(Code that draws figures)

(begin)

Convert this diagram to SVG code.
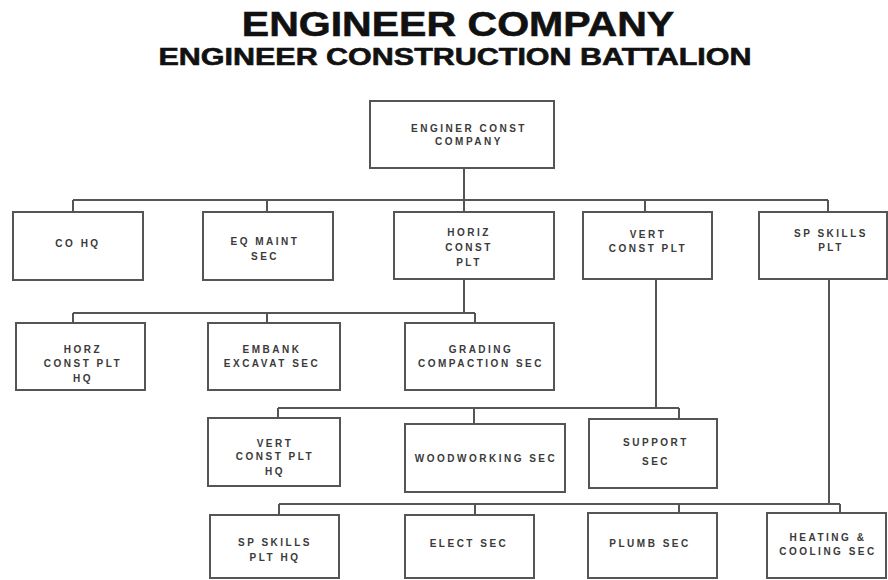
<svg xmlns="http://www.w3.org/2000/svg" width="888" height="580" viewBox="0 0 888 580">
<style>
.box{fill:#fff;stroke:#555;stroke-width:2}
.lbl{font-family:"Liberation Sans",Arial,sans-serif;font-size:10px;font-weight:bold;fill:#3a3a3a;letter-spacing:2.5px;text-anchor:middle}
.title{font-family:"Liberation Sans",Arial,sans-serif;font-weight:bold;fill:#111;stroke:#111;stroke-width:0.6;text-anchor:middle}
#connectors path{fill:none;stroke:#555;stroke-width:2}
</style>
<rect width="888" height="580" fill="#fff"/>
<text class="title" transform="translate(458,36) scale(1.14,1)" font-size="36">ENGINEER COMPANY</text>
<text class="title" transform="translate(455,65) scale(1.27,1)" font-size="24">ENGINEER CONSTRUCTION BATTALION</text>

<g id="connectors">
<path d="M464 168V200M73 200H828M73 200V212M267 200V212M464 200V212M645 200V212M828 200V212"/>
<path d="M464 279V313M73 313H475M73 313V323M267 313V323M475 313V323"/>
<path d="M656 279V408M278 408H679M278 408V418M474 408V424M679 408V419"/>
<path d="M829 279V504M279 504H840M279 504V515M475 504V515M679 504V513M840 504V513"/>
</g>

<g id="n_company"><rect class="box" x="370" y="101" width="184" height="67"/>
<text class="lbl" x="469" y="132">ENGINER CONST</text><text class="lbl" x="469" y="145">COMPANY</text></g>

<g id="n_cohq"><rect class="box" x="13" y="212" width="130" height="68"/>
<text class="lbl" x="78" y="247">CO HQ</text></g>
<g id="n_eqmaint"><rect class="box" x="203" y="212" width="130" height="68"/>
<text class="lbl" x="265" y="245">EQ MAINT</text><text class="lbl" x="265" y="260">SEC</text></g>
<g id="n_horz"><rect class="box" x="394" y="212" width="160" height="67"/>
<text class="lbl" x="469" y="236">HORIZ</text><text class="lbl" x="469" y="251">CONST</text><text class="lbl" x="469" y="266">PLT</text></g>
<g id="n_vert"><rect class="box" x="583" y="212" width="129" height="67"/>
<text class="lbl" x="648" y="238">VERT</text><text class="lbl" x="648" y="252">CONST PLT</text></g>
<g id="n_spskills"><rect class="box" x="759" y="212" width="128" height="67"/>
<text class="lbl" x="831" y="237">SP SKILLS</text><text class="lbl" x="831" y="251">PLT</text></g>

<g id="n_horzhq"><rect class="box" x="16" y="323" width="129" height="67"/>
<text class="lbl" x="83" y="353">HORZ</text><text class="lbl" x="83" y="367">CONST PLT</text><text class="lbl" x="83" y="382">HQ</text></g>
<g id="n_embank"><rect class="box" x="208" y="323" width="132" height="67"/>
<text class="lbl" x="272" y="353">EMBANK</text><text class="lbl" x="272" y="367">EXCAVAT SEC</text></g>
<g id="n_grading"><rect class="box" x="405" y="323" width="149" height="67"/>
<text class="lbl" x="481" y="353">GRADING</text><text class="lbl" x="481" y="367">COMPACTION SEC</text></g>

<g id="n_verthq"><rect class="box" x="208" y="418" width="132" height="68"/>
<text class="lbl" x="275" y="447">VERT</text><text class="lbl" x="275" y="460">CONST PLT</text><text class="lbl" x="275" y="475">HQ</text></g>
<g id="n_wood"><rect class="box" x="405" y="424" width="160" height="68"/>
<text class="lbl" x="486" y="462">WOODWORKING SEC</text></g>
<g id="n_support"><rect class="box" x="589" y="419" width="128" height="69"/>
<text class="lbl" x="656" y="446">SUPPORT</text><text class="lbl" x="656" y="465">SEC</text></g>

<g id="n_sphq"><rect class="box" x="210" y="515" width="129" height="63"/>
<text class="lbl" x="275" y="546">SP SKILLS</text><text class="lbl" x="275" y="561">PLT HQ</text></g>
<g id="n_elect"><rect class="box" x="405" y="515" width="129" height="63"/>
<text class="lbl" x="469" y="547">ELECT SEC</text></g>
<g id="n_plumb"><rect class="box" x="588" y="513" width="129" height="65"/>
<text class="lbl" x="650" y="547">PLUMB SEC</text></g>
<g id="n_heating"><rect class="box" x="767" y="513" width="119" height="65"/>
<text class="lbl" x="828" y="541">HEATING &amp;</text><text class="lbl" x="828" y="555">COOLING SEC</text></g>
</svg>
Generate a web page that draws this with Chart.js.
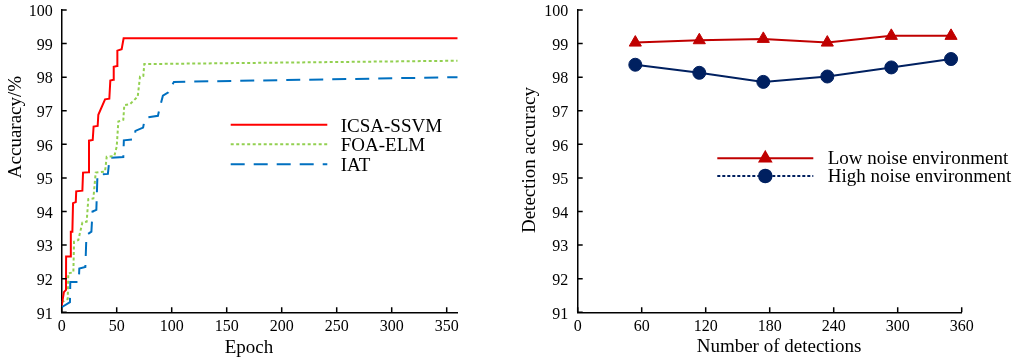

(end)

THE REQUEST: Gather each line of the listing that holds the string "this".

CORRECT RESULT:
Convert this diagram to SVG code.
Generate a web page that draws this with Chart.js.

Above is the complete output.